--- Begin ---

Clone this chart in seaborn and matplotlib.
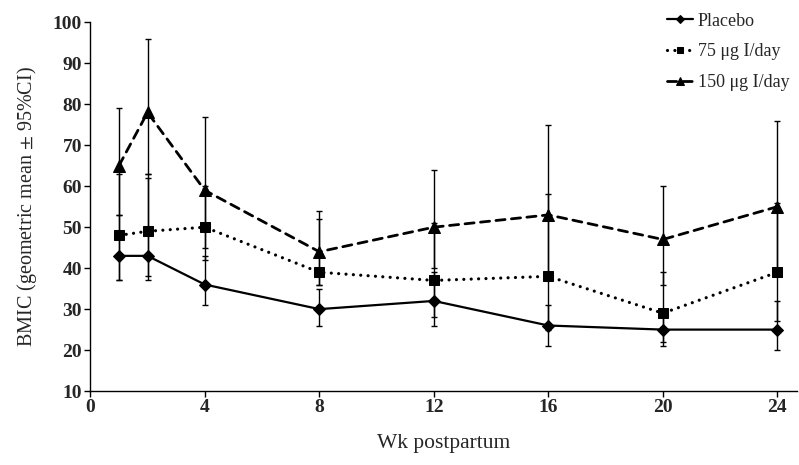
import numpy as np
import pandas as pd
import seaborn as sns
import matplotlib.pyplot as plt

# Weeks postpartum
weeks = [1, 2, 4, 8, 12, 16, 20, 24]

# Geometric means and 95% CI bounds
placebo = [43, 43, 36, 30, 32, 26, 25, 25]
placebo_lo = [37, 37, 31, 26, 26, 21, 21, 20]
placebo_hi = [53, 62, 43, 35, 39, 31, 29, 32]

dose75 = [48, 49, 50, 39, 37, 38, 29, 39]
dose75_lo = [37, 38, 42, 36, 28, 25, 22, 27]
dose75_hi = [63, 63, 60, 52, 51, 58, 39, 56]

dose150 = [65, 78, 59, 44, 50, 53, 47, 55]
dose150_lo = [53, 63, 45, 36, 40, 38, 36, 39]
dose150_hi = [79, 96, 77, 54, 64, 75, 60, 76]

labels = ["Placebo", "75 μg I/day", "150 μg I/day"]

sns.set_style("white")
plt.rcParams["font.family"] = ["Liberation Serif", "DejaVu Serif"]
plt.rcParams["mathtext.fontset"] = "stix"

fig = plt.figure(figsize=(7.99, 4.65), dpi=100)
ax = fig.add_axes([0.113, 0.159, 0.885, 0.793])

series = [
    (placebo, placebo_lo, placebo_hi, "-", "D", 6, 1.6),
    (dose75, dose75_lo, dose75_hi, (0, (0.01, 2.3)), "s", 6.5, 2.3),
    (dose150, dose150_lo, dose150_hi, (0, (3.3, 2.3)), "^", 8, 2.0),
]

for (vals, lo, hi, ls, mk, ms, lw), lab in zip(series, labels):
    df = pd.DataFrame({"week": weeks, "bmic": vals})
    yerr = [np.array(vals) - np.array(lo), np.array(hi) - np.array(vals)]
    ax.errorbar(weeks, vals, yerr=yerr, fmt="none", ecolor="black",
                elinewidth=1.0, capsize=2.5, capthick=1.0, zorder=2)
    sns.lineplot(data=df, x="week", y="bmic", ax=ax, color="black",
                 marker=mk, markersize=ms, markeredgecolor="black",
                 linewidth=lw, label=lab, zorder=3)
    l = ax.lines[-1]
    l.set_linestyle(ls)
    l.set_dash_capstyle("round")

ax.set_xlim(0, 24.7)
ax.set_ylim(10, 100)
ax.set_xticks(range(0, 25, 4))
ax.set_yticks(range(10, 101, 10))
for s in ["top", "right"]:
    ax.spines[s].set_visible(False)
for s in ["left", "bottom"]:
    ax.spines[s].set_color("black")
    ax.spines[s].set_linewidth(1.0)
ax.tick_params(axis="both", direction="out", length=4, width=1, color="black",
               labelsize=14, pad=2, left=True, bottom=True)
for t in ax.get_xticklabels() + ax.get_yticklabels():
    t.set_fontweight("bold")

ax.set_xlabel("Wk postpartum", fontsize=15.5, labelpad=13)
ax.set_ylabel("BMIC (geometric mean $\\pm$ 95%CI)", fontsize=14.5, labelpad=10)

leg = ax.legend(loc="upper right", bbox_to_anchor=(1.012, 1.07), frameon=False,
                fontsize=13, handlelength=1.4, handletextpad=0.3,
                labelspacing=0.75, markerscale=0.75)

fig.savefig("out.png", dpi=100)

--- End ---

> **Goal**: Starting at the first line of the material, output exactly the lines up to and including the one with "dose75_hi = [63, 63, 60, 52, 51, 58, 39, 56]". Do not include the pictures.

> **Exercise answer**:
Clone this chart in seaborn and matplotlib.
import numpy as np
import pandas as pd
import seaborn as sns
import matplotlib.pyplot as plt

# Weeks postpartum
weeks = [1, 2, 4, 8, 12, 16, 20, 24]

# Geometric means and 95% CI bounds
placebo = [43, 43, 36, 30, 32, 26, 25, 25]
placebo_lo = [37, 37, 31, 26, 26, 21, 21, 20]
placebo_hi = [53, 62, 43, 35, 39, 31, 29, 32]

dose75 = [48, 49, 50, 39, 37, 38, 29, 39]
dose75_lo = [37, 38, 42, 36, 28, 25, 22, 27]
dose75_hi = [63, 63, 60, 52, 51, 58, 39, 56]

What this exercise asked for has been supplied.